Studying the time-varying patterns of entropy values, it emerges that drops in the entropy value for the meme stocks are more significant than the corresponding ones for IT stocks, thus indicating the existence of periods of much higher predictability. This is, in fact, consistent with the turmoil observed in the market during the so-called GameStop case. Interestingly, for the GME stock, a low level of entropy has been identified for the discretized price dynamics. Additionally, the drop in entropy seems to correlate with the observed increase in the trading volume. Interestingly, such a drop occurred before the boom observed in January 2021. That is some regularity pattern in the price dynamics that appeared before all the news spread to the market leads to a statistically significant signal of market inefficiency. Given the observed timing, such a signal could also be interpreted as an early warning of a turmoil period for the GME stock. Similar conclusions can be drawn also for the other meme stocks.

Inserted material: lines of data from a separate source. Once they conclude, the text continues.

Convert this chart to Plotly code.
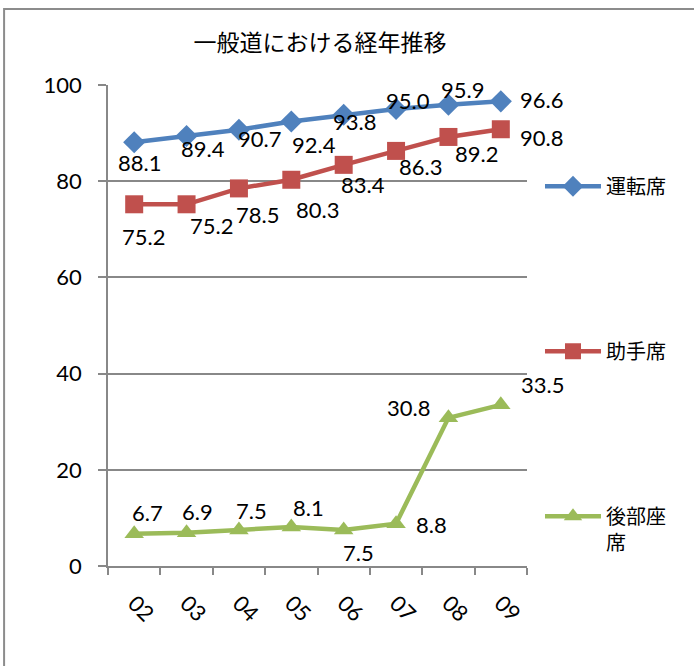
import plotly.graph_objects as go

years = ["02", "03", "04", "05", "06", "07", "08", "09"]
driver = [88.1, 89.4, 90.7, 92.4, 93.8, 95.0, 95.9, 96.6]
passenger = [75.2, 75.2, 78.5, 80.3, 83.4, 86.3, 89.2, 90.8]
rear = [6.7, 6.9, 7.5, 8.1, 7.5, 8.8, 30.8, 33.5]
names = ["運転席", "助手席", "後部座<br>席"]
title = "一般道における経年推移"

# label offsets in pixels (dx right, dy up) - styling only
off_driver = [(5, -20), (16, -13), (21, -9), (23, -23), (11, -7), (12, 9), (14, 15), (41, 2)]
off_pass = [(9, -32), (25, -21), (19, -26), (26, -30), (19, -20), (24, -16), (28, -17), (41, -8)]
off_rear = [(13, 21), (11, 21), (13, 19), (17, 20), (15, -23), (35, -1), (-40, 10), (42, 20)]

colors = ["#4F81BD", "#C0504D", "#9BBB59"]
symbols = ["diamond", "square", "triangle-up"]
msize = [17, 18, 17]
FONT = "Lato, 'Noto Sans CJK JP', sans-serif"
GRID = "#888888"

fig = go.Figure()
series = [driver, passenger, rear]
offsets = [off_driver, off_pass, off_rear]
for i, (vals, nm) in enumerate(zip(series, names)):
    fig.add_trace(go.Scatter(
        x=years, y=vals, name=nm, mode="lines+markers",
        line=dict(color=colors[i], width=4.5),
        marker=dict(symbol=symbols[i], size=msize[i], color=colors[i]),
        legendgroup=f"g{i}",
    ))
    for k, (yv, (dx, dy)) in enumerate(zip(vals, offsets[i])):
        fig.add_annotation(x=k, y=yv, text=f"{yv:.1f}", showarrow=False,
                           xshift=dx, yshift=dy,
                           font=dict(family=FONT, size=22, color="#000000"))

# outer chart frame
fig.add_shape(type="rect", xref="paper", yref="paper",
              x0=-0.248, x1=1.42, y0=-0.25, y1=1.158,
              line=dict(color="#8c8c8c", width=2), fillcolor="rgba(0,0,0,0)",
              layer="below")

fig.update_layout(
    width=694, height=666,
    margin=dict(l=108, r=167, t=85, b=100, autoexpand=False),
    paper_bgcolor="white", plot_bgcolor="white",
    font=dict(family=FONT, size=22, color="#000000"),
    title=dict(text=title, x=320 / 694, xanchor="center", y=1 - 43 / 666,
               yanchor="middle", yref="container",
               font=dict(family="'Noto Sans CJK JP', sans-serif", size=23, color="#000000")),
    showlegend=True,
    legend=dict(x=1.031, xanchor="left", y=0.83, yanchor="top",
                tracegroupgap=136, itemwidth=56, valign="top",
                font=dict(family="'Noto Sans CJK JP', sans-serif", size=20, color="#000000"),
                bgcolor="rgba(0,0,0,0)"),
    xaxis=dict(type="category", range=[-0.5, 7.5], tickson="boundaries",
               ticks="outside", ticklen=7, tickcolor=GRID, tickwidth=1.5,
               showline=True, linecolor=GRID, linewidth=1.5,
               showgrid=False, tickangle=45, zeroline=False,
               ticklabelstandoff=14,
               tickfont=dict(family=FONT, size=22)),
    yaxis=dict(range=[0, 100], dtick=20, ticks="outside", ticklen=8,
               tickcolor=GRID, tickwidth=1.5, showline=True, linecolor=GRID,
               linewidth=1.5, gridcolor=GRID, gridwidth=1.5, zeroline=False,
               ticklabelstandoff=12, tickfont=dict(family=FONT, size=22)),
)

fig.write_html("out.html", config={"displayModeBar": False},
               post_script="document.body.style.margin='0px';")
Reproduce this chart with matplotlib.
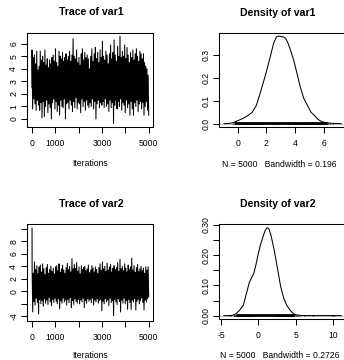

Today, financial markets are inherently high dimensional due to the plethora of instruments composing the portfolios of investors. At the same time, they are highly challenging to monitor, displaying more and more complex cycles, booms and bursts of prices, economic bubbles, and so on, all of them representing severe risk factors for portfolios. In this high-dimensional and complex context, the existence of indicators of market inefficiency is key. In fact, such signals allow one to anticipate periods of turmoil, thus covering or, at least, mitigating the portfolio risk associated with such events, with potential stabilizing effects for the whole market.